After a series of battles in the Panchalankurichi fort with additional reinforcements from Tiruchirapalli, Kattabomman was defeated, but he escaped to the jungles in Pudukottai country. He was captured by the British with the help of Ettappan, Pudukottai Raja after his backroom agreement with the British. After a summary trial, Kattabomman was hanged in front of the public in order to intimidate them in Kayatharu.

Subramania Pillai, a close associate of Kattabomman, was also publicly hanged and his head was fixed on a pike at Panchalankurichi for public view. Soundra Pandian, another rebel leader, was brutally killed by having his head smashed against a village wall. Kattabomman's brother Oomaidurai was imprisoned in Palayamkottai Central Prison while the fort was razed to the ground and wealth looted by the troops.

Second Polygar War
Despite the suppression of the First Polygar War in 1799, a rebellion broke out again in 1800. The Second Polygar War was more stealthy and covert in nature.
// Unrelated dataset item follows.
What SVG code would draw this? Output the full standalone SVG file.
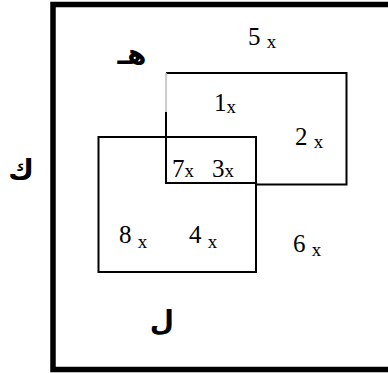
<svg xmlns="http://www.w3.org/2000/svg" width="388" height="373" viewBox="0 0 388 373">
<style>
.n{font-family:"Liberation Serif","Times New Roman",serif;font-size:25px;fill:#000}
.s{font-size:19px}
.ar{font-family:"DejaVu Sans","Noto Sans",sans-serif;font-weight:bold;font-size:28px;fill:#000}
.ln{stroke:#000;stroke-width:2;fill:none}
</style>
<rect width="388" height="373" fill="#fff"/>
<g id="universe">
<path d="M400,4.5 H53 V369.5 H400" fill="none" stroke="#000" stroke-width="5.5"/>
<text class="ar" x="21" y="179" text-anchor="middle">ك</text>
<text class="n" x="248" y="45">5 <tspan class="s" dy="3">x</tspan></text>
<text class="n" x="293" y="252">6 <tspan class="s" dy="4">x</tspan></text>
</g>
<g id="set-h">
<path d="M166,73 H346.5 V184.5 H256" class="ln"/>
<path d="M166,73 V113" stroke="#bbb" stroke-width="1.5" fill="none"/>
<path d="M166,112 V183 H256" class="ln" stroke-width="2.5"/>
<text class="ar" x="132" y="64" text-anchor="middle">هـ</text>
<text class="n" x="214" y="111">1<tspan class="s" dy="2">x</tspan></text>
<text class="n" x="295" y="145">2 <tspan class="s" dy="3">x</tspan></text>
<text class="n" x="172" y="177">7<tspan class="s">x</tspan></text>
<text class="n" x="212" y="177">3<tspan class="s">x</tspan></text>
</g>
<g id="set-l">
<rect x="98.5" y="137" width="157.5" height="135" class="ln"/>
<text class="ar" x="162" y="330" text-anchor="middle">ل</text>
<text class="n" x="119" y="243">8 <tspan class="s" dy="5">x</tspan></text>
<text class="n" x="189" y="243">4 <tspan class="s" dy="5">x</tspan></text>
</g>
</svg>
The rebellion broke out when a band of Palayakkarar armies bombed the British barracks in Coimbatore. In the war that followed, Oomaithurai allied himself with Maruthu Pandiyar and was part of a grand alliance against the company which included Kerala Varma Pazhassi Raja of Malabar.

The Palayakarrars had artillery and a weapon manufacturing unit in Salem and Dindigul jungles. They also received clandestine training from the French in the Karur region. Dheeran Chinnamalai Gounder headed the western Tamil Nadu popularly known as Kongu Nadu. The British columns were exposed throughout the operations to constant harassing attacks and had usually to cut their way through almost impenetrable jungles fired on from undercover on all sides. The Polygars resisted stubbornly and the storming of their hill-forts proved on several occasions sanguinary (involving or causing much bloodshed)  work.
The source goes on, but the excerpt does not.